What if the Greek System at UNH led the Campus in Racial Reconciliation?

Last semester, nine Greek students from UNH headed to ServeUP Tampa. There, we found broken people, broken houses, broken systems. Further, we found that we were part of that brokenness. It was my privilege to be with them as they discovered this brokenness, as they began to have their eyes opened to the need for Jesus in our world. Of five non-Christians that came with us, two decided to follow Jesus. One of the women, in a post-trip essay wrote, 

“The most important takeaway from this trip was seeing the brokenness that is in myself. I am not a “good Christian.” I am sinful. And I am broken. I am loved though by Jesus and in His eyes I am enough, I need to be a follower of Jesus and say yes to Him. I did this on Wednesday night but I am still unwrapping what that really means. Its a scary process for sure, but I am comforted by the fact that I am not on this journey alone. I plan on seeking God when I get back to campus...my life is forever changed.

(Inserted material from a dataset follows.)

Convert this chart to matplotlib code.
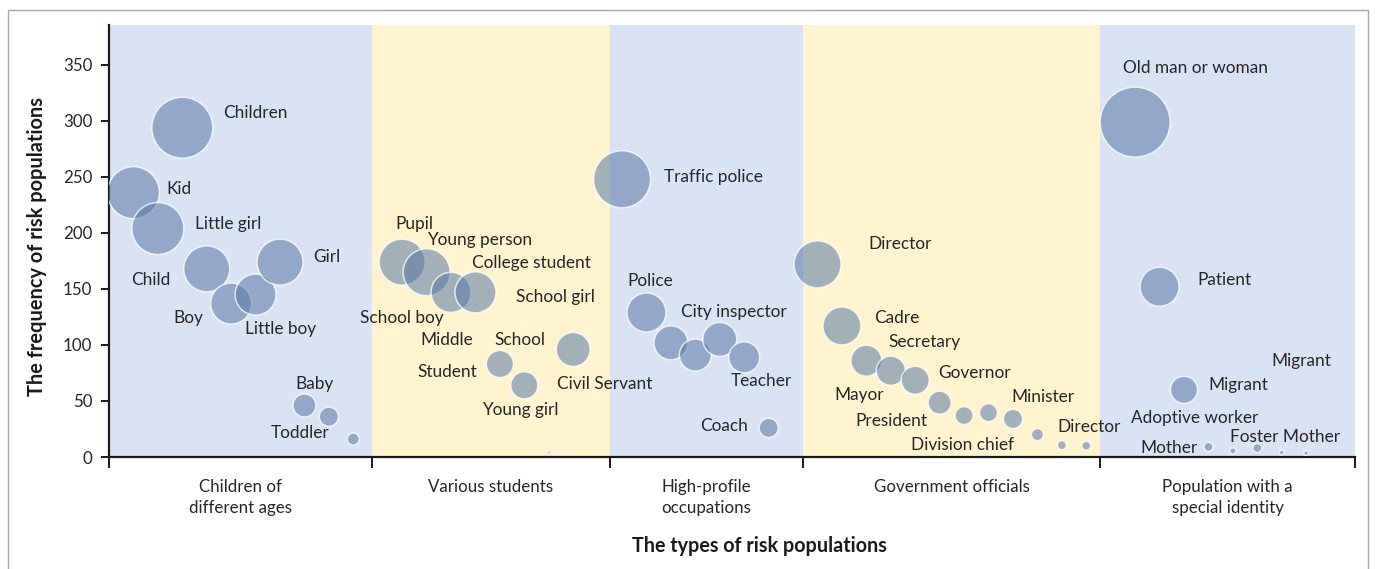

Post-trip, it would have been easy to move on from the things we learned on ServeUP. But, in hoping to realize God’s heart for every person, they engaged in a conversation about multiethnicity. Students were presented with the issue of racism in our culture and even more closely in the Greek system. This was totally new territory, most of these students hadn’t heard much about how God values multiethnicity. In light of the events that have (and continue to) taken place in our nation the hope was that these students would have healing and clear words for their brothers and sisters.

Since that first step of faith these students have engaged in a journey of intense healing and reconciliation. They’ve lamented the state of our world and sought out their black brothers and sisters to come alongside them and start to feel the pain they feel. They've asked the question, "What if the Greek system led UNH in racial reconciliation?" We are praying that God would further this work and that the Greek system might be a place of healing, safety and reconciliation because of the way that the Gospel has worked in the lives of Greek students.